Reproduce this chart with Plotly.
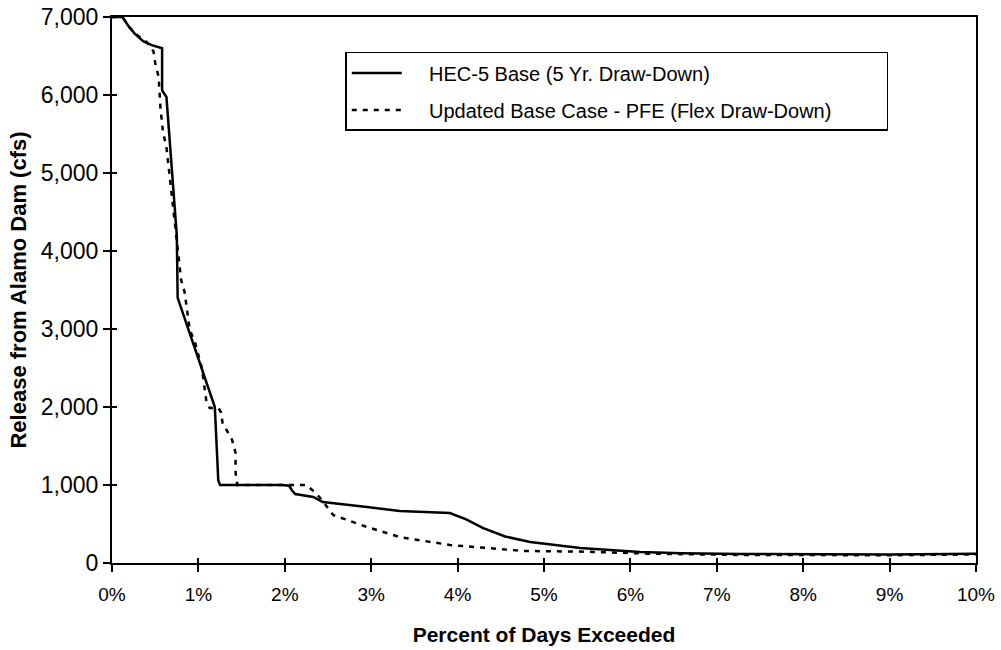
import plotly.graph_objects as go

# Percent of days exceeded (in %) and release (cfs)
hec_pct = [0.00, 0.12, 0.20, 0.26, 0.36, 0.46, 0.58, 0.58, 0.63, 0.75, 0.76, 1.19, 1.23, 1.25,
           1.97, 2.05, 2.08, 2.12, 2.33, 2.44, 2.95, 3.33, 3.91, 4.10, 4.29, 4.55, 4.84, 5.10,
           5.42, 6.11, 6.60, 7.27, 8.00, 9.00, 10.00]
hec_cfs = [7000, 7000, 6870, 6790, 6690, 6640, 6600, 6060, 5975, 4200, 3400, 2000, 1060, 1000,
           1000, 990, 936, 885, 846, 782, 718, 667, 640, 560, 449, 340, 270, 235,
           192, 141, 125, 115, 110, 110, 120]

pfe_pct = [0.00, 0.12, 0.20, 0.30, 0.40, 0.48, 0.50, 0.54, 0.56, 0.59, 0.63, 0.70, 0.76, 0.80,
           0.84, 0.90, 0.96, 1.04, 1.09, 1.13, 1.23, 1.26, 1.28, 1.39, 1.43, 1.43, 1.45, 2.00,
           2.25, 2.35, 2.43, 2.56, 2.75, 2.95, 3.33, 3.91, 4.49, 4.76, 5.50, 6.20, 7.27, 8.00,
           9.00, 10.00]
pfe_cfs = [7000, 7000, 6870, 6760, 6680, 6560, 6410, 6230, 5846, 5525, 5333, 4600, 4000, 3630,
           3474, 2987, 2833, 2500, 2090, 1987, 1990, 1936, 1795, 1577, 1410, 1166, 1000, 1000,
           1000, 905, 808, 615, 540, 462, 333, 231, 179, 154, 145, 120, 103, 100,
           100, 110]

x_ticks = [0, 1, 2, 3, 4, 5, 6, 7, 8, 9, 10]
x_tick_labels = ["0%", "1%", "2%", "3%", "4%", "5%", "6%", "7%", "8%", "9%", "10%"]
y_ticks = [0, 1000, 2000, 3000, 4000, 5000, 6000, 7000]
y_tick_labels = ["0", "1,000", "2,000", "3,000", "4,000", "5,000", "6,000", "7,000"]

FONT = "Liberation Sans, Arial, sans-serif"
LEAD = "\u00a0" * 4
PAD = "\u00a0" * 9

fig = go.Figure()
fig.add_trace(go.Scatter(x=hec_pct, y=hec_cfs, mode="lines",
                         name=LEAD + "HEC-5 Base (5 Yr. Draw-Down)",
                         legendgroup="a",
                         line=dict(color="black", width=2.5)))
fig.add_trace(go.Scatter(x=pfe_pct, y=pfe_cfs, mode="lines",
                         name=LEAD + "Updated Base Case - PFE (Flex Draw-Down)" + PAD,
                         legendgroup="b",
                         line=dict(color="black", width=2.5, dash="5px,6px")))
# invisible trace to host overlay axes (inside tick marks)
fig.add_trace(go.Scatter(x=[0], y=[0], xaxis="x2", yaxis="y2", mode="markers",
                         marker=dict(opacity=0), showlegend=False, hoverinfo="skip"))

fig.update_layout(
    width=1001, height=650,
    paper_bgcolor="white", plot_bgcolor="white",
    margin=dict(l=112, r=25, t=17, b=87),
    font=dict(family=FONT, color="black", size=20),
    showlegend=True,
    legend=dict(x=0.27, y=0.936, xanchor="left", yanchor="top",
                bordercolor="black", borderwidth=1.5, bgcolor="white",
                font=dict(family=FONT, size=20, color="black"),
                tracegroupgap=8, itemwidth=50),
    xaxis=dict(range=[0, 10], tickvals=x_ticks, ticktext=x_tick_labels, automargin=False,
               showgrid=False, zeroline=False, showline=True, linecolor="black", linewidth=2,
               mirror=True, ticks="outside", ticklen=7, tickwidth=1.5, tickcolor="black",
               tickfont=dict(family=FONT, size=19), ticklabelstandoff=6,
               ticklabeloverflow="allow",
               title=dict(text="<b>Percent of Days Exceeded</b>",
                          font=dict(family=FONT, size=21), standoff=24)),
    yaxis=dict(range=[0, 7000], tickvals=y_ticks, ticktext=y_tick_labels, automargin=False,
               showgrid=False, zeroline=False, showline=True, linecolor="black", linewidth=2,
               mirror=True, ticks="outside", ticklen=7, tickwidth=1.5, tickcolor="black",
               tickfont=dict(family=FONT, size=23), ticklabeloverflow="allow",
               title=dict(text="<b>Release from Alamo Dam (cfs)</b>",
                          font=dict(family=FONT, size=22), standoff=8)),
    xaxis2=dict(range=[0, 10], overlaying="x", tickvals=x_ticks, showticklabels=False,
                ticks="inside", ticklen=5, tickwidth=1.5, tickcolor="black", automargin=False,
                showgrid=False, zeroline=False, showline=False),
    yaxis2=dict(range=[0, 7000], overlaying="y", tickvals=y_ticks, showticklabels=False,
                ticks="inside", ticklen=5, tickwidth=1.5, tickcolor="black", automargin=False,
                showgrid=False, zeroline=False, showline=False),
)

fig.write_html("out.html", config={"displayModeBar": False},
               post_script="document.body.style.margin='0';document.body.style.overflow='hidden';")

● ● ●

● Work instructions
Your task is to return the lines above, from the first one up to and including the line containing "192, 141, 125, 115, 110, 110, 120]", minus any pictures.

● Task solution
Reproduce this chart with Plotly.
import plotly.graph_objects as go

# Percent of days exceeded (in %) and release (cfs)
hec_pct = [0.00, 0.12, 0.20, 0.26, 0.36, 0.46, 0.58, 0.58, 0.63, 0.75, 0.76, 1.19, 1.23, 1.25,
           1.97, 2.05, 2.08, 2.12, 2.33, 2.44, 2.95, 3.33, 3.91, 4.10, 4.29, 4.55, 4.84, 5.10,
           5.42, 6.11, 6.60, 7.27, 8.00, 9.00, 10.00]
hec_cfs = [7000, 7000, 6870, 6790, 6690, 6640, 6600, 6060, 5975, 4200, 3400, 2000, 1060, 1000,
           1000, 990, 936, 885, 846, 782, 718, 667, 640, 560, 449, 340, 270, 235,
           192, 141, 125, 115, 110, 110, 120]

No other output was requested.